Thermal effects of concentrated sliding/rolling line contacts and their relation to scuffing wear

• Main Author: Siu, S. W.
• Published: Swansea University 1995
• Subjects: 621.89
• Online Access: http://ethos.bl.uk/OrderDetails.do?uin=uk.bl.ethos.639050

The present work made use of existing thermal stress (fast moving distributed Hertzian heat source) solutions available to extend the isothermal stress solution to take into account effects of the flash temperature rise and the corresponding thermo-elastic stress components. The highlight of this new analytical model was the development of a thermo-mechanical yield factor, γ-factor, whereby critical conditions for which inelastic behaviour occurs can be predicted and the likelihood of failure estimated. The results of this work showed that failure by formation of welds can occur. This presumes that the prerequisite conditions of the failure of the fluid film and boundary lubrication and sufficient asperity interactions occur so that the average friction is high enough to produce a bulk surface stress which is sufficient to exceed the yield limit. Thus, an engineering explanation of how macro sliding/rolling contacting components (as opposed to lubricating systems) fail is available for the first time. A mechanism of weld-formation was also proposed. Initial scuffing is seen to be caused by the inability of the surface patch to shrink back elastically when flash temperature effects disappear.
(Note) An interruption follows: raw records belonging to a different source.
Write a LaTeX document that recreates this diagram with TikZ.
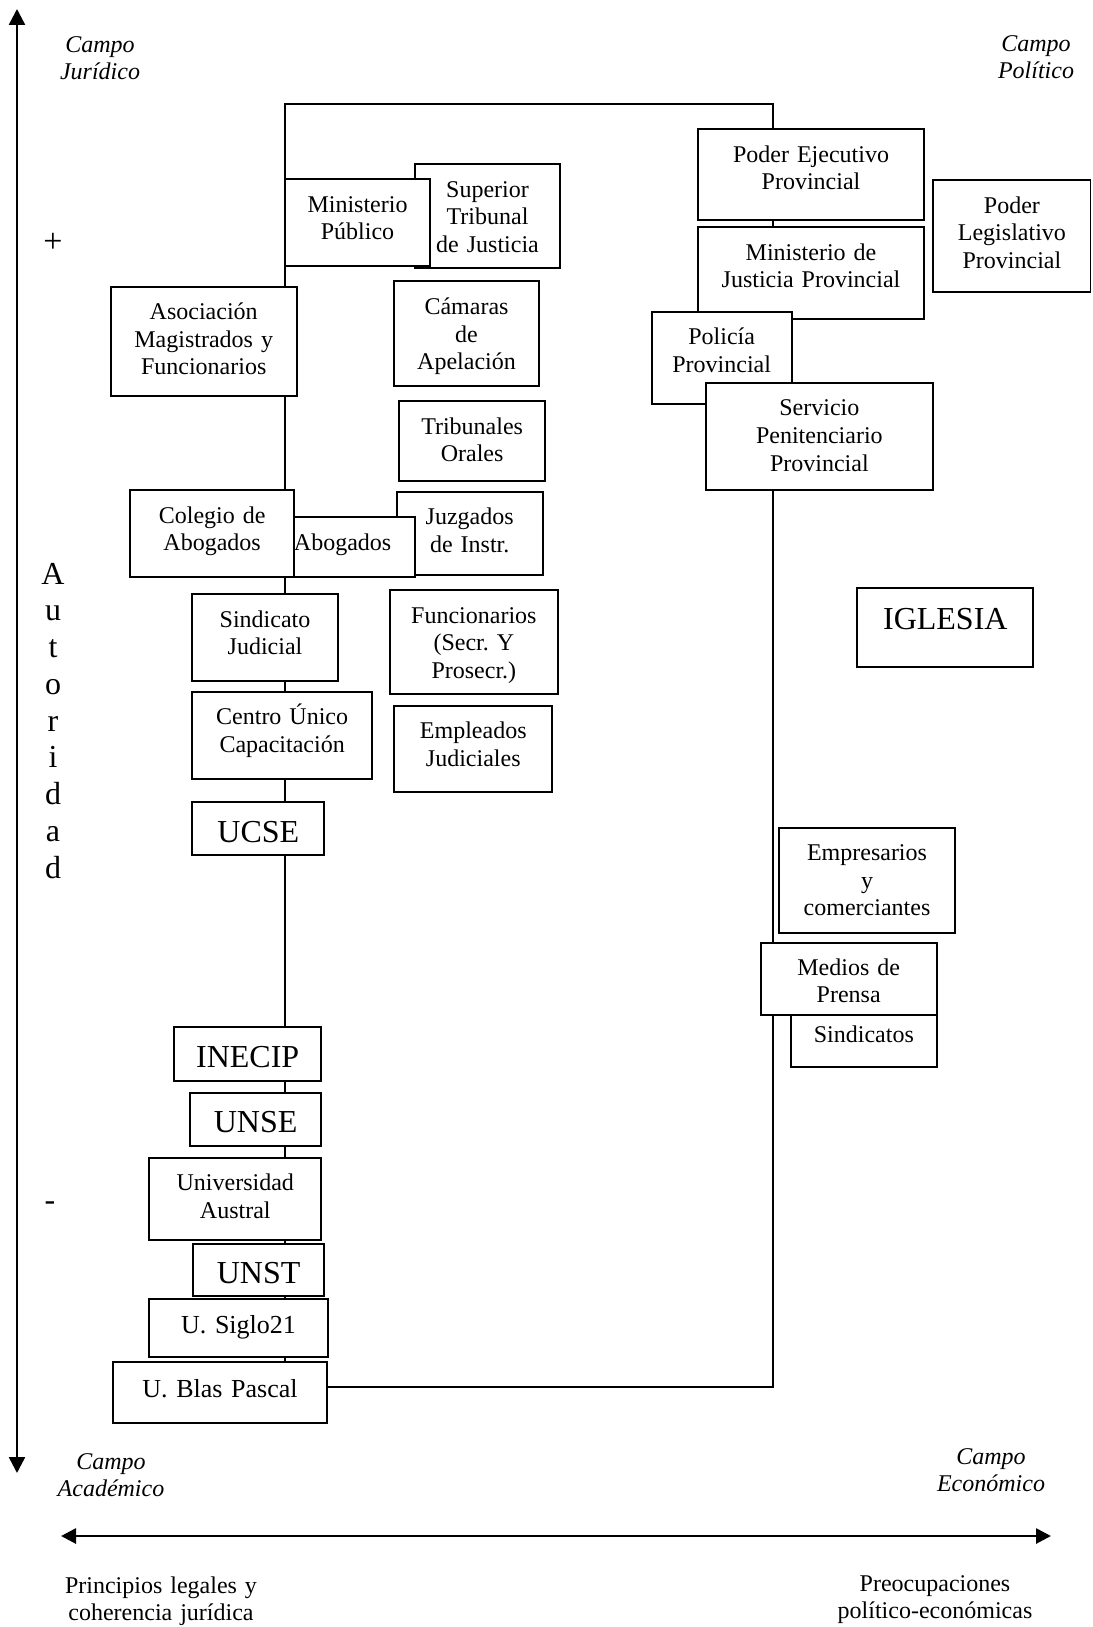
\documentclass[tikz,border=0pt]{standalone}
\usepackage{fontspec}
\setmainfont{Liberation Serif}
\usetikzlibrary{arrows.meta}
\pgfdeclarelayer{background}
\pgfsetlayers{background,main}
\frenchspacing
\tikzset{
  box/.style={draw, fill=white, line width=1.8pt, inner sep=0pt, outer sep=0pt},
  txt/.style={inner sep=0pt, outer sep=0pt, align=center, anchor=base},
  conn/.style={line width=1.6pt},
  axisv/.style={line width=2.5pt, {Triangle[length=16pt,width=16pt]}-{Triangle[length=16pt,width=16pt]}},
  axish/.style={line width=2.7pt, {Triangle[length=15pt,width=15pt]}-{Triangle[length=15pt,width=15pt]}},
  lbl/.style={inner sep=0pt, align=center, anchor=base, text width=200pt, font=\fontsize{24}{27}\selectfont\itshape},
  plain/.style={inner sep=0pt, align=center, anchor=base, text width=280pt, font=\fontsize{24}{27}\selectfont},
}
% name, left, top, right, bottom, fontsize, baseline offset, text
\newcommand{\drawbox}[8]{%
  \pgfmathsetmacro\bxw{#4-#2}\pgfmathsetmacro\bxh{#5-#3}%
  \pgfmathsetmacro\bxcx{(#2+#4)/2}\pgfmathsetmacro\bxcy{(#3+#5)/2}%
  \pgfmathsetmacro\bxby{#3+#7}\pgfmathsetmacro\bxls{#6*1.15}%
  \node[box, minimum width=\bxw pt, minimum height=\bxh pt] (#1) at (\bxcx,\bxcy) {};
  \node[txt, text width=\bxw pt, font=\fontsize{#6}{\bxls}\selectfont] (#1-t) at (\bxcx,\bxby) {#8};
}
\begin{document}
\begin{tikzpicture}[x=1pt,y=-1pt]
\useasboundingbox (0,0) rectangle (1092,1627);

% axes
\coordinate (vt) at (17,9);
\coordinate (vb) at (17,1473);
\draw[axisv] (vt) -- (vb);
\coordinate (hl) at (61,1536);
\coordinate (hr) at (1051,1536);
\draw[axish] (hl) -- (hr);

% corner labels
\node[lbl] (cj) at (100,52.7) {Campo\\Jurídico};
\node[lbl] (cp) at (1036,51.7) {Campo\\Político};
\node[lbl] (ca) at (111,1469) {Campo\\Académico};
\node[lbl] (ce) at (991,1464) {Campo\\Económico};
\node[plain] (pl1) at (161,1593) {Principios legales y\\coherencia jurídica};
\node[plain] (pl2) at (935,1591) {Preocupaciones\\político-económicas};

% vertical axis labels
\node[inner sep=0pt, font=\fontsize{34}{40}\selectfont] (plus) at (53,243) {+};
\node[inner sep=0pt, font=\fontsize{32}{37}\selectfont] (minus) at (50,1206) {-};
\node[inner sep=0pt, align=center, anchor=base, text width=40pt, font=\fontsize{32}{36.75}\selectfont] (aut) at (53,584) {A\\u\\t\\o\\r\\i\\d\\a\\d};

% left column
\drawbox{stj}{415}{164}{560}{268.3}{24}{33}{Superior\\Tribunal\\de Justicia}
\drawbox{mp}{285}{179.3}{430}{266}{24}{33}{Ministerio\\Público}
\drawbox{cam}{394}{280.7}{539}{386}{24}{34}{Cámaras\\de\\Apelación}
\drawbox{asoc}{110.7}{286.7}{296.7}{395.7}{24}{33}{Asociación\\Magistrados y\\Funcionarios}
\drawbox{trib}{399.3}{401}{545}{480.7}{24}{33}{Tribunales\\Orales}
\drawbox{jz}{396.7}{491.7}{542.7}{575}{24}{33}{Juzgados\\de Instr.}
\drawbox{abo}{270}{517.3}{415.3}{577.3}{24}{33}{Abogados}
\drawbox{col}{130}{490}{294.3}{577.3}{24}{33}{Colegio de\\Abogados}
\drawbox{fun}{390}{590}{557.7}{694.3}{24}{33}{Funcionarios\\(Secr. Y\\Prosecr.)}
\drawbox{sj}{192.3}{594}{337.7}{681}{24}{33}{Sindicato\\Judicial}
\drawbox{cuc}{192.3}{691.7}{372}{779}{24}{33}{Centro Único\\Capacitación}
\drawbox{emp}{394.3}{705.7}{552.3}{792.3}{24}{33}{Empleados\\Judiciales}
\drawbox{ucse}{192.3}{802.3}{324.3}{855.3}{32}{40}{UCSE}
\drawbox{inecip}{174}{1027.3}{321.3}{1080.7}{32}{40.5}{INECIP}
\drawbox{unse}{190}{1092.7}{321.3}{1145.7}{32}{40}{UNSE}
\drawbox{ua}{149.3}{1157.7}{321.3}{1240}{24}{33}{Universidad\\Austral}
\drawbox{unst}{193.3}{1244}{324}{1296}{32}{39}{UNST}
\drawbox{s21}{149.3}{1298.7}{327.7}{1356.7}{26}{34.6}{U. Siglo21}
\drawbox{ubp}{113.3}{1362.3}{326.7}{1422.7}{26}{35.2}{U. Blas Pascal}

% right column
\drawbox{pe}{697.7}{129}{924.3}{220}{24}{33}{Poder Ejecutivo\\Provincial}
\drawbox{pleg}{933.3}{180}{1090.5}{291.7}{24}{33}{Poder\\Legislativo\\Provincial}
\drawbox{mj}{698}{227.3}{924}{319}{24}{33}{Ministerio de\\Justicia Provincial}
\drawbox{pol}{651.7}{311.7}{791.7}{404.3}{24}{33}{Policía\\Provincial}
\drawbox{sp}{706}{383.3}{932.7}{490}{24}{32.5}{Servicio\\Penitenciario\\Provincial}
\drawbox{igl}{857.3}{587.7}{1033.3}{666.7}{32}{41.5}{IGLESIA}
\drawbox{empr}{779}{827.7}{955}{932.7}{24}{33}{Empresarios\\y\\comerciantes}
\drawbox{sind}{791}{1009}{936.7}{1066.7}{24}{33}{Sindicatos}
\drawbox{med}{760.7}{942.7}{936.7}{1015}{24}{32.5}{Medios de\\Prensa}

% connector frame
\coordinate (tl) at (285,104);
\coordinate (tr) at (772.7,104);
\coordinate (br) at (772.7,1386.7);
\begin{pgfonlayer}{background}
\draw[conn] (ubp.east |- br) -- (br) -- (tr) -- (tl) -- (tl |- ubp.north);
\end{pgfonlayer}
\end{tikzpicture}
\end{document}
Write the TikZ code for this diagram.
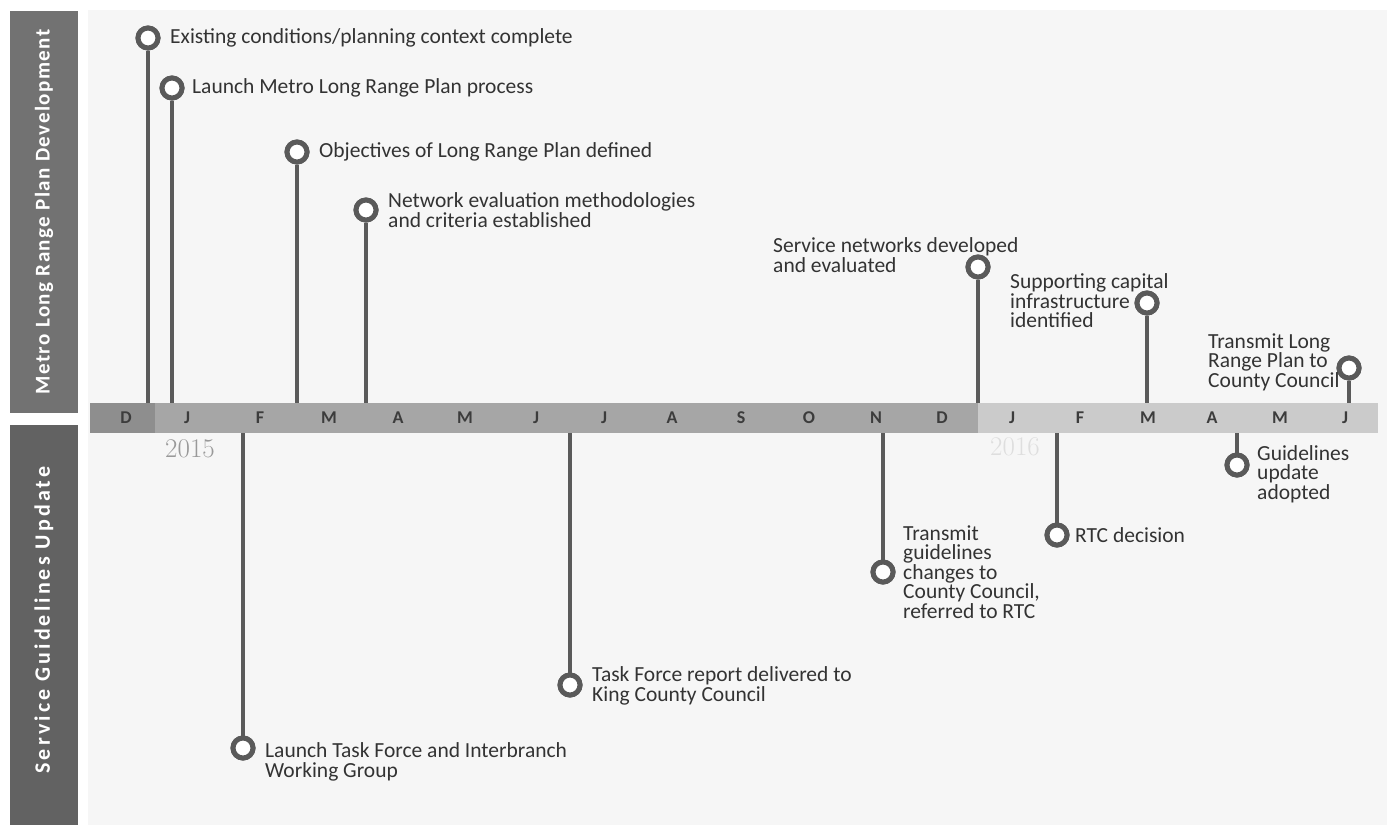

Subsequently, on the next contact encounter, it will lead to stress concentration and cause local melting and shearing of the patch, resulting in metallic welds smearing onto the faster moving body and thereby became what is known as a 'scuffed mark'. Experimental work on roller-on-disc dry sliding wear tests confirmed that the level of metal-to-metal friction experienced by rubbing hardened steels, even for mild wear conditions was within the range of friction coefficients required by the present analytical model to cause bulk plastic flow of the concentrated sliding/rolling contacting surfaces.